Video and article by Chase Downey, contributor
Editor’s Note: EMU’s campus is closed to visitors. All video of campus was taken from public streets and sidewalks and not from campus property.
Even after a false start of trying to open last month and James Madison University’s shift to at least a month of mostly online classes, Eastern Mennonite University has brought students back to classes, and campus leaders hope they can remain in person.
EMU began allowing students to move to campus Sept. 3-6 — two weeks after the original move-in date. The private university pushed back its move-in weekend after four student leaders who were supposed to help with the move-in process had tested positive for COVID-19.
“We paused for that two weeks to enable time for the quarantine to happen and for us to reopen well,” said EMU’s Dean of Students Shannon Dycus.
The university also delayed in-person classes from starting until Thursday Sept. 10, giving students time to adjust to the university’s safety guidelines and procedures, which it calls “COVID Commitments.”
They include requiring students to wear masks anywhere on campus, to stay six feet apart from others, to fill out a daily online symptom tracker and to ask that on-campus students travel off-campus only for “essential travel.”
Dycus told The Citizen in an interview that the in-person reboot that started Thursday to give students “a chance to learn the new protocol for living spaces, eating spaces and now we are engaging in what it means to be in the classroom together.”

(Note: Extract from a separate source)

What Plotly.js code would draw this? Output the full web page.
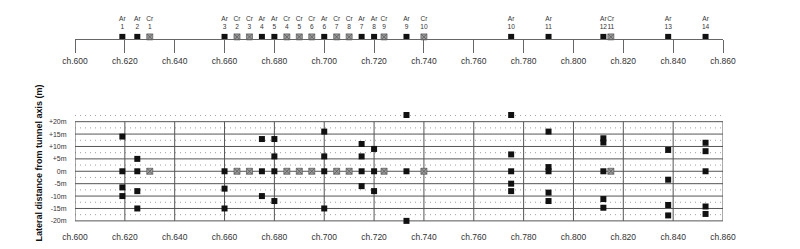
<!DOCTYPE html>
<html><head><meta charset="utf-8">
<script src="https://cdn.plot.ly/plotly-3.0.1.min.js"></script>
<style>html,body{margin:0;padding:0;background:#fff}#chart{width:800px;height:249px}</style>
</head><body><div id="chart"></div>
<script>
// ---- Top panel: probe locations along the tunnel (chainage) ----
const arChainage = [619, 625, 660, 675, 680, 700, 715, 720, 733, 775, 790, 812, 838, 853];
const arNumbers  = ['1','2','3','4','5','6','7','8','9','10','11','12','13','14'];
const crChainage = [630, 665, 670, 685, 690, 695, 705, 710, 724, 740, 815];
const crNumbers  = ['1','2','3','4','5','6','7','8','9','10','11'];

// ---- Bottom panel: lateral distance from tunnel axis (m) ----
const arPointChainage = [619,619,619,619, 625,625,625,625, 660,660,660, 675,675,675,
  680,680,680,680, 700,700,700,700, 715,715,715,715, 720,720,720, 733,733,733,
  775,775,775,775,775, 790,790,790,790,790, 812,812,812,812,812, 838,838,838,838,
  853,853,853,853,853];
const arPointOffset = [14,0,-6.5,-10, 5,0,-8,-15, 0,-7,-15, 13,0,-10,
  13,6,0,-12, 16,6,0,-15, 11,6,0,-6, 9,0,-8, 22.7,0,-20,
  22.7,6.8,0,-5,-8, 16,1.7,0,-8.6,-12, 13.3,11.6,0,-11.2,-14.7, 8.6,-3.4,-13.6,-17.8,
  11.5,8.1,0,-14.2,-17.2];
const crPointChainage = [630, 665, 670, 685, 690, 695, 705, 710, 724, 740, 815];
const crPointOffset   = [0, 0, 0, 0, 0, 0, 0, 0, 0, 0, 0];

// ---- Tick labels ----
const chainageTicks  = [600, 620, 640, 660, 680, 700, 720, 740, 760, 780, 800, 820, 840, 860];
const chainageLabels = ['ch.600','ch.620','ch.640','ch.660','ch.680','ch.700','ch.720','ch.740','ch.760','ch.780','ch.800','ch.820','ch.840','ch.860'];
const offsetTicks  = [20, 15, 10, 5, 0, -5, -10, -15, -20];
const offsetLabels = ['+20m','+15m','+10m','+5m','0m','-5m','-10m','-15m','-20m'];
const yTitle = 'Lateral distance from tunnel axis (m)';

const FONT = 'Liberation Sans, Arial, sans-serif';
const AR_COLOR = '#111111';
const CR_COLOR = '#9a9a9a';
const CR_LINE = '#555555';

const arMarker = {symbol: 'square', size: 6, color: AR_COLOR, line: {width: 0}};
const crMarker = {symbol: 'square-x', size: 6, color: CR_COLOR, line: {width: 0.7, color: CR_LINE}};
const labelFont = {size: 6.6, color: '#333', family: FONT};

const traces = [
  // top panel
  {type:'scatter', mode:'markers', x: arChainage, y: arChainage.map(() => 2.6), xaxis:'x3', yaxis:'y3', marker: arMarker, hoverinfo:'skip', cliponaxis:false},
  {type:'scatter', mode:'markers', x: crChainage, y: crChainage.map(() => 2.6), xaxis:'x3', yaxis:'y3', marker: crMarker, hoverinfo:'skip', cliponaxis:false},
  {type:'scatter', mode:'text', x: arChainage, y: arChainage.map(() => 16.3), text: arNumbers.map(n => 'Ar<br>' + n), textposition:'middle center',
    xaxis:'x3', yaxis:'y3', textfont: labelFont, hoverinfo:'skip', cliponaxis:false},
  {type:'scatter', mode:'text', x: crChainage, y: crChainage.map(() => 16.3), text: crNumbers.map(n => 'Cr<br>' + n), textposition:'middle center',
    xaxis:'x3', yaxis:'y3', textfont: labelFont, hoverinfo:'skip', cliponaxis:false},
  // bottom panel
  {type:'scatter', mode:'markers', x: crPointChainage, y: crPointOffset, xaxis:'x', yaxis:'y', marker: crMarker, hoverinfo:'skip', cliponaxis:false},
  {type:'scatter', mode:'markers', x: arPointChainage, y: arPointOffset, xaxis:'x', yaxis:'y', marker: arMarker, hoverinfo:'skip', cliponaxis:false}
];

// grid lines of the lower panel
const shapes = [];
const xMin = chainageTicks[0], xMax = chainageTicks[chainageTicks.length - 1];
const yMax = offsetTicks[0], yMin = offsetTicks[offsetTicks.length - 1];
offsetTicks.map(v => v + 2.5).forEach(v => shapes.push({type:'line', xref:'x', yref:'y', x0:xMin, x1:xMax, y0:v, y1:v, layer:'below', line:{color:'#a0a0a0', width:1, dash:'1px,4px'}}));
offsetTicks.forEach(v => shapes.push({type:'line', xref:'x', yref:'y', x0:xMin, x1:xMax, y0:v, y1:v, layer:'below', line:{color:'#555', width:1}}));
chainageTicks.forEach(v => shapes.push({type:'line', xref:'x', yref:'y', x0:v, x1:v, y0:yMin, y1:yMax, layer:'below', line:{color:'#555', width:1}}));

const xCommon = {range:[xMin, xMax], tickmode:'array', tickvals: chainageTicks, ticktext: chainageLabels,
  showgrid:false, zeroline:false, fixedrange:true, tickfont:{size:8.5, color:'#333', family:FONT}};

const layout = {
  width: 800, height: 249,
  margin: {l:75, r:77, t:0, b:0, pad:0},
  paper_bgcolor:'#ffffff', plot_bgcolor:'rgba(0,0,0,0)',
  showlegend:false,
  font:{family:FONT, color:'#333'},
  xaxis: Object.assign({}, xCommon, {anchor:'y', side:'bottom', showline:false, ticks:''}),
  xaxis2: Object.assign({}, xCommon, {anchor:'y', overlaying:'x', side:'top', showline:false, ticks:''}),
  xaxis3: Object.assign({}, xCommon, {anchor:'y3', domain:[0,1], side:'bottom', showline:true, linecolor:'#666', linewidth:1,
    ticks:'outside', ticklen:13, tickwidth:1, tickcolor:'#666'}),
  yaxis: {domain:[0.0731, 0.5711], range:[-24, 26], anchor:'x', tickmode:'array', tickvals: offsetTicks, ticktext: offsetLabels,
    showgrid:false, zeroline:false, showline:false, ticks:'outside', ticklen:6, tickcolor:'rgba(0,0,0,0)', fixedrange:true,
    tickfont:{size:7, color:'#333', family:FONT}},
  yaxis2: {domain:[0.0731, 0.5711], range:[-24, 26], anchor:'x', overlaying:'y', side:'right', tickmode:'array', tickvals: offsetTicks, ticktext: offsetLabels,
    showgrid:false, zeroline:false, showline:false, ticks:'outside', ticklen:6, tickcolor:'rgba(0,0,0,0)', fixedrange:true,
    tickfont:{size:7, color:'#333', family:FONT}},
  yaxis3: {domain:[0.8414, 0.98], range:[0, 34.5], anchor:'x3', visible:false, fixedrange:true},
  annotations: [{text: yTitle, xref:'paper', yref:'paper', x:-0.0563, y:0.3454, xanchor:'center', yanchor:'middle',
    textangle:-90, showarrow:false, font:{size:9, color:'#111', family:FONT, weight:'bold'}}],
  shapes: shapes
};

Plotly.newPlot('chart', traces, layout, {staticPlot:true, displayModeBar:false});
</script>
</body></html>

In order to protect students, EMU also has closed the campus to visitors. (Video taken for the piece above was shot from public streets and sidewalks — not from campus property.)
EMU offers free on-campus coronavirus testing for all students and is offering testing for faculty and staff as well, with a current focus on people exhibiting symptoms.
The university also has isolation spaces for students that might become infected, but did not wish to disclose exactly how many isolation spaces were available to students — “about 10% of [the] residential student body,” Dycus said.
Dycus declined to say how many positive cases or filled isolation spaces would prompt EMU to shift to all-online learning.
“We have identified a percentage of occupancy that if we reach that point we will begin to make another series of decisions,” she said.
The university also has plans for a coronavirus dashboard to update their information online and said that it was expected to release that soon, she said.